Leaving the question of lay-out to the experts, the first impression is a good one, and the font size is adequate. The volume has 428 pages.
However what is interesting to highlight is how much richer the Augustinian Proper has become. This is due to an overhaul of the texts used up until now, together with the approved calendar of May 2002 as well as the choice of texts for the saints and blessed which have been introduced at a later date.

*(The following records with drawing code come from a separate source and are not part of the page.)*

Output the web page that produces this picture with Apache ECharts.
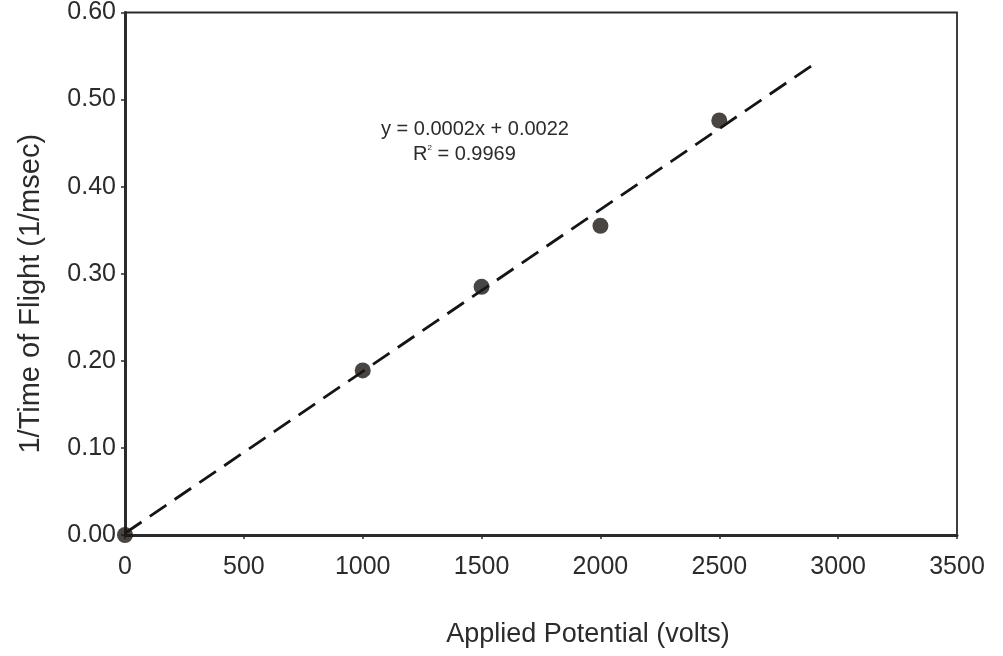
<!DOCTYPE html>
<html>
<head>
<meta charset="utf-8">
<script src="https://cdn.jsdelivr.net/npm/echarts@6/dist/echarts.min.js"></script>
<style>
html,body{margin:0;padding:0;background:#fff;}
#c{width:1003px;height:656px;}
</style>
</head>
<body>
<div id="c"></div>
<script>
const voltage = [0, 1000, 1500, 2000, 2500];
const invTof = [0.000, 0.189, 0.285, 0.355, 0.476];
const trendX = [0, 2900];
const trendY = [0.002, 0.541];
const xTitle = 'Applied Potential (volts)';
const yTitle = '1/Time of Flight (1/msec)';
const eqLine1 = 'y = 0.0002x + 0.0022';
const eqLine2 = '= 0.9969';

const font = '"Liberation Sans", Arial, sans-serif';
const ink = '#2b2b2b';

const chart = echarts.init(document.getElementById('c'), null, {renderer: 'canvas'});
chart.setOption({
  backgroundColor: '#ffffff',
  animation: false,
  grid: {left: 125, right: 46, top: 11, bottom: 121, show: true, borderColor: ink, borderWidth: 1.8, backgroundColor: 'transparent'},
  xAxis: {
    type: 'value', min: 0, max: 3500, interval: 500,
    name: xTitle, nameLocation: 'middle', nameGap: 86,
    nameTextStyle: {fontFamily: font, fontSize: 27, color: ink, padding: [0, 0, 0, 94]},
    axisLine: {show: true, lineStyle: {color: ink, width: 3}},
    axisTick: {show: true, inside: false, length: 4, lineStyle: {color: ink, width: 1.5}},
    axisLabel: {fontFamily: font, fontSize: 25, color: ink, margin: 20, formatter: v => String(v)},
    splitLine: {show: false}
  },
  yAxis: {
    type: 'value', min: 0, max: 0.6, interval: 0.1,
    name: yTitle, nameLocation: 'middle', nameGap: 80,
    nameTextStyle: {fontFamily: font, fontSize: 29, color: ink, padding: [0, 40, 0, 0]},
    axisLine: {show: true, lineStyle: {color: ink, width: 3}},
    axisTick: {show: true, inside: false, length: 4, lineStyle: {color: ink, width: 1.5}},
    axisLabel: {fontFamily: font, fontSize: 25, color: ink, margin: 9, formatter: v => v.toFixed(2)},
    splitLine: {show: false}
  },
  series: [
    {
      type: 'line',
      data: trendX.map((x, i) => [x, trendY[i]]),
      showSymbol: false,
      lineStyle: {color: '#151515', width: 2.8, type: [20, 10]},
      z: 2
    },
    {
      type: 'scatter',
      data: voltage.map((x, i) => [x, invTof[i]]),
      symbol: 'circle',
      symbolSize: 16,
      itemStyle: {color: '#1a1613'},
      z: 3
    }
  ],
  graphic: [
    {type: 'text', left: 381, top: 119, style: {text: eqLine1, font: '20px ' + font, fill: ink}},
    {type: 'text', left: 413, top: 144, style: {
      text: '{r|R}{s|2}{r| ' + eqLine2 + '}',
      rich: {
        r: {font: '20px ' + font, fill: ink, color: ink},
        s: {font: '8px ' + font, fill: ink, color: ink, verticalAlign: 'top', padding: [0, 0, 11, 0]}
      }
    }}
  ]
});
</script>
</body>
</html>
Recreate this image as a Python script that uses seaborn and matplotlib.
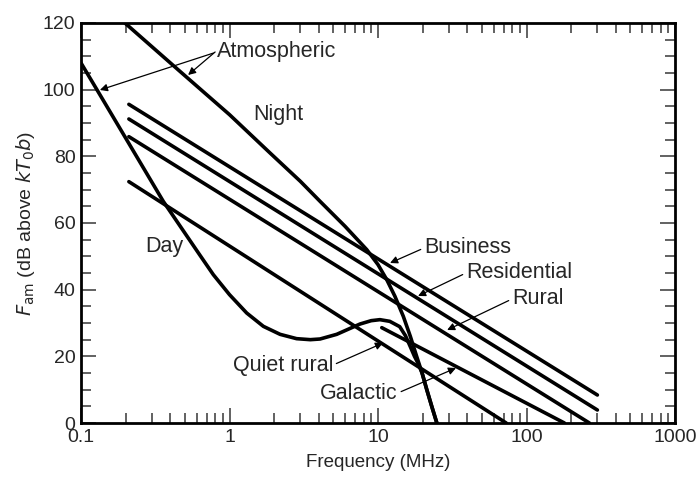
import numpy as np
import pandas as pd
import matplotlib
matplotlib.use("Agg")
import matplotlib.pyplot as plt
import seaborn as sns
from matplotlib.ticker import FixedLocator, MultipleLocator, LogLocator, NullFormatter

# --- data (frequency in MHz, Fam in dB) ---
night_f = [0.193, 0.45, 1.0, 1.875, 3.0, 4.07, 6.0, 8.4, 10.0, 11.45, 13.0,
           14.8, 16.5, 18.2, 19.8, 21.3, 23.0, 24.9]
night_fam = [120.4, 106.0, 92.5, 81.0, 72.5, 66.5, 59.0, 52.0, 47.5, 43.0, 38.0,
             32.0, 26.0, 20.0, 15.0, 10.0, 5.0, 0.0]

day_f = [0.1, 0.134, 0.219, 0.358, 0.5, 0.633, 0.778, 1.0, 1.305, 1.69, 2.19,
         2.83, 3.5, 4.07, 5.27, 6.5, 7.57, 9.0, 10.3, 12.0, 14.0, 15.3, 16.5,
         17.6, 18.6, 19.8, 21.3, 23.0, 24.9]
day_fam = [108.0, 98.5, 82.5, 66.5, 57.0, 50.3, 44.5, 38.5, 33.0, 29.0, 26.6,
           25.3, 25.0, 25.2, 26.6, 28.4, 29.7, 30.7, 31.0, 30.5, 28.9, 26.2, 22.9,
           20.0, 17.9, 15.0, 10.0, 5.0, 0.0]

business_f = [0.21, 300]
business_fam = [95.6, 8.4]
residential_f = [0.21, 300]
residential_fam = [91.2, 3.9]
rural_f = [0.21, 265]
rural_fam = [85.9, 0.0]
quiet_f = [0.21, 73]
quiet_fam = [72.4, 0.0]
galactic_f = [10.6, 180]
galactic_fam = [28.6, 0.0]

x_ticks = [0.1, 1, 10, 100, 1000]
x_labels = ["0.1", "1", "10", "100", "1000"]
y_ticks = [0, 20, 40, 60, 80, 100, 120]

curves = {
    "Night": (night_f, night_fam),
    "Day": (day_f, day_fam),
    "Business": (business_f, business_fam),
    "Residential": (residential_f, residential_fam),
    "Rural": (rural_f, rural_fam),
    "Quiet rural": (quiet_f, quiet_fam),
    "Galactic": (galactic_f, galactic_fam),
}
df = pd.concat([pd.DataFrame({"freq": f, "fam": v, "curve": name})
                for name, (f, v) in curves.items()], ignore_index=True)

# --- style ---
sns.set_style("ticks")
plt.rcParams["font.family"] = ["Liberation Sans", "DejaVu Sans"]
plt.rcParams["mathtext.fontset"] = "dejavusans"

fig = plt.figure(figsize=(6.99, 4.82), dpi=100)
ax = fig.add_axes([0.1159, 0.1224, 0.8498, 0.8299])

sns.lineplot(data=df, x="freq", y="fam", units="curve", estimator=None,
             sort=False, color="black", lw=2.6, ax=ax)

ax.set_xscale("log")
ax.set_xlim(0.1, 1000)
ax.set_ylim(0, 120)
ax.xaxis.set_major_locator(FixedLocator(x_ticks))
ax.set_xticklabels(x_labels)
ax.xaxis.set_minor_locator(LogLocator(base=10, subs=np.arange(2, 10)))
ax.xaxis.set_minor_formatter(NullFormatter())
ax.set_yticks(y_ticks)
ax.yaxis.set_minor_locator(MultipleLocator(5))

for s in ax.spines.values():
    s.set_linewidth(2.0)
    s.set_color("black")
ax.tick_params(which="both", direction="in", top=True, right=True,
               color="#555555", labelsize=14, pad=4)
ax.tick_params(which="major", length=11, width=1.3)
ax.tick_params(which="minor", length=7, width=1.3)

ax.set_xlabel("Frequency (MHz)", fontsize=13.5, labelpad=6)
ax.set_ylabel(r"$F_{\mathrm{am}}$ (dB above $kT_0b$)", fontsize=14, labelpad=4)

# --- labels and arrows ---
arrow = dict(arrowstyle="-|>", lw=0.9, color="black", mutation_scale=11,
             shrinkA=0, shrinkB=0)
fs = 15.5

ax.annotate("Atmospheric", xy=(0.134, 99.9), xytext=(0.82, 111.3), fontsize=fs,
            va="center", ha="left",
            arrowprops=dict(arrow, relpos=(0, 0.5)))
ax.annotate("", xy=(0.526, 104.4), xytext=(0.80, 111.3),
            arrowprops=arrow)
ax.text(2.12, 92.4, "Night", fontsize=fs, ha="center", va="center")
ax.text(0.362, 52.8, "Day", fontsize=fs, ha="center", va="center")

ax.annotate("Business", xy=(12.05, 48.0), xytext=(20.4, 52.5), fontsize=fs,
            va="center", ha="left", arrowprops=dict(arrow, relpos=(0, 0.5)))
ax.annotate("Residential", xy=(18.6, 38.1), xytext=(39.1, 45.0), fontsize=fs,
            va="center", ha="left", arrowprops=dict(arrow, relpos=(0, 0.5)))
ax.annotate("Rural", xy=(29.2, 27.9), xytext=(79.8, 37.2), fontsize=fs,
            va="center", ha="left", arrowprops=dict(arrow, relpos=(0, 0.5)))
ax.annotate("Quiet rural", xy=(10.8, 24.0), xytext=(4.98, 17.4), fontsize=fs,
            va="center", ha="right", arrowprops=dict(arrow, relpos=(1, 0.5)))
ax.annotate("Galactic", xy=(33.5, 16.5), xytext=(13.6, 9.0), fontsize=fs,
            va="center", ha="right", arrowprops=dict(arrow, relpos=(1, 0.5)))

fig.savefig("out.png", dpi=100)
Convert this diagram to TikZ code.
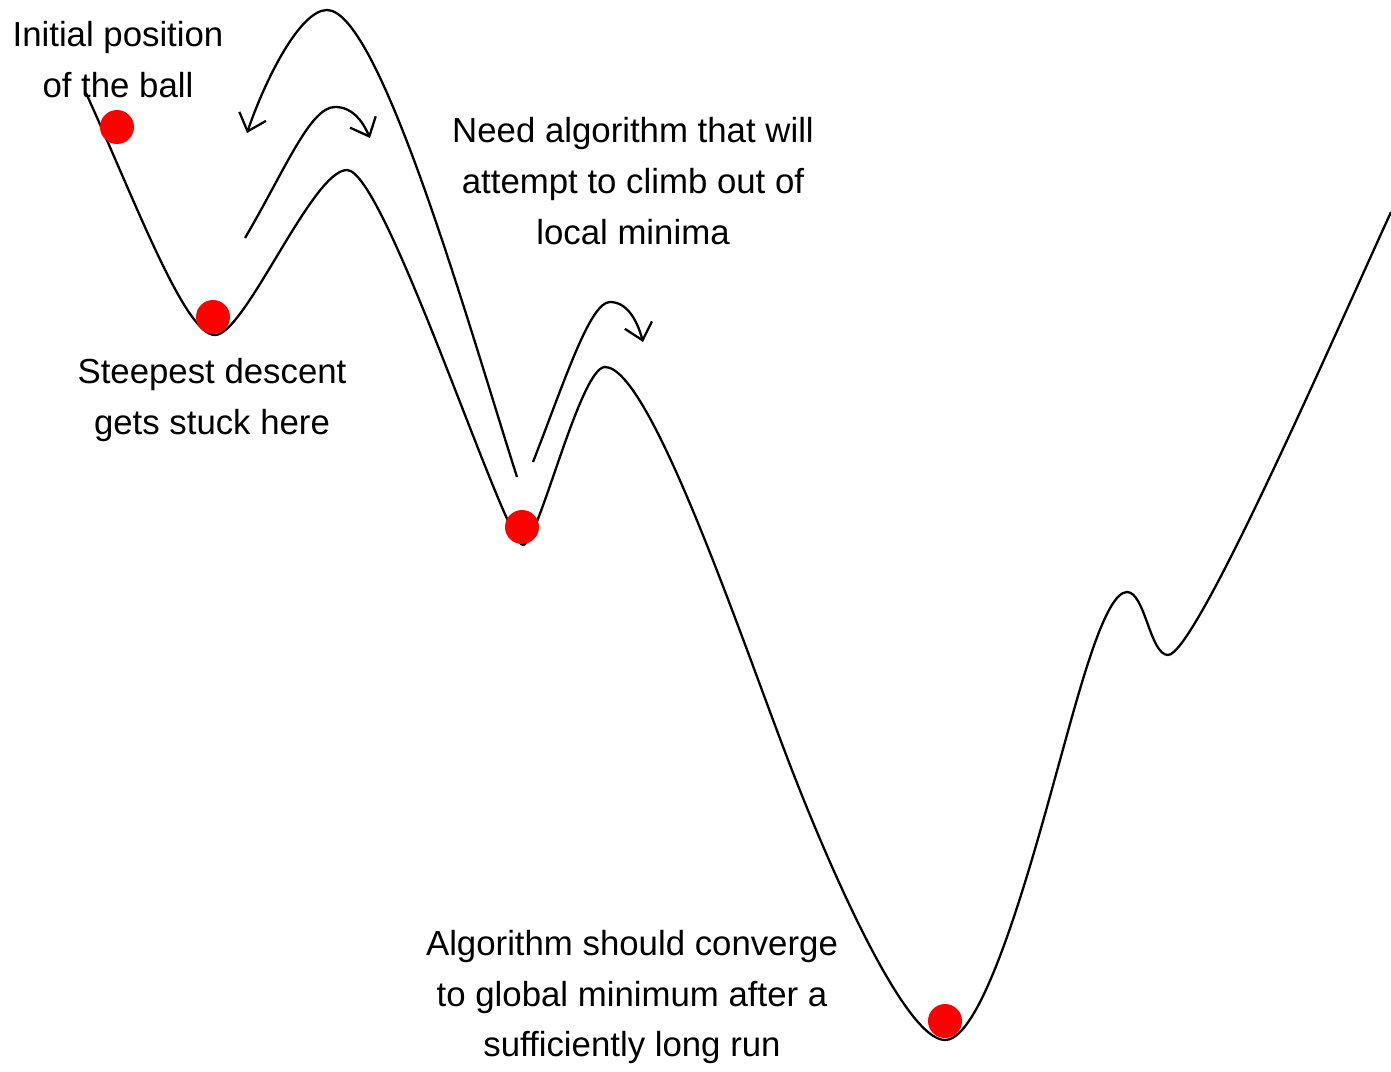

I believe that a big step has been in offering the possibility of choosing between two patristic readings offered for every celebration. It would be a good idea perhaps to read one every other year so that in a two year cycle all the readings would have been covered. At the back of the book, besides the biblical index there is also one for the patristic and ecclesiastical readings. Altogether there are 50 readings from St. Augustine (two are repeated) and the majority of the rest, from Augustinian authors, make up a total of 88 readings. Nor does it exclude some non-Augustinian sources that talk of our martyrs. To these we can add the abundant Augustinian quotations that are not always specified but appear in the responses. So we find ourselves in front of a true Augustinian “corpus” of great spiritual usefulness that ought to lead us to desire to deepen our knowledge of the works we only read fragments of.
Details
Even so we have found some mistakes or errors, that perhaps only the experts would notice. To be exact, right at the beginning of the presentation by the Priors General there is a huge mistake on page 4, paragraph 2 where there is a quote taken from the Sacred Congregation for Worship and the Instruction Calendaria particularia, published on 24th June 1974 when that was the name of the Congregation. From 1988 it is called the Congregation for the for Divine Worship and the Discipline of the Sacraments, and the document that should be quoted is Varietates legitimae which is about the Roman Liturgy and inculturation, the Vl instruction about the proper application of the Constitution on the Sacred Liturgy from the II Vatican Council (1994); the text is correct but not the name of the Congregation or the Instructio.
We should also note that a text refers to the 19th March when the faculty was granted to celebrate the Patron feast of St. Joseph, but not on the third Sunday of Easter (this way of counting wasn’t in use then, for the Sundays following Easter were first known as Sundays after Easter, etc); so it ought to say that it was permitted to celebrate the feast on the 3rd Sunday after Easter. Other small errors are merely typographical and of less importance and the attentive reader can rectify them.
The fact that texts from the common are not included could be seen as a difficulty but, again, the pages from the previous Augustinian office can be taken. Being very thin these pages can easily be introduced into the new one.
Regarding the Common of the memorials it can be useful to use no. 235 of the General Instruction of the Liturgy of the Hours: to take from the memorial what is proper to it (always the final prayer) and the rest from the current weekday: it’s more convenient and varied that repeating the Common all the time.
The latest Blessed introduced into the calendar are Thomas of St. Augustine who joins the martyrs of Japan on the 28th September, and Blessed Avelino Rodriguez Alonso, priest and companions, martyrs, on 6th November. On the same day the Calendar of Spain celebrates the memorial of the Spanish Martyrs of the XX century. Our Blessed belong to the same group. It’s an obligatory memorial for the Augustinian Order (OSA), yet optional for the other Orders. It coincides with the commemoration of the dead members of the Order: when we celebrate Blessed Avelino and companions we can always remember our dead on another free day.
I believe this brief note can give us an idea of the importance of the publication of our Liturgy of the Hours in which “Our Lord Jesus Christ, Son of God, is the one who prays for us, prays in us, and is prayed to by us. Let us, then, recognise in Him our own voices and his voice in us” (St. Augustine : Commentary on the psalms 85, 1: CCL 39, 1176).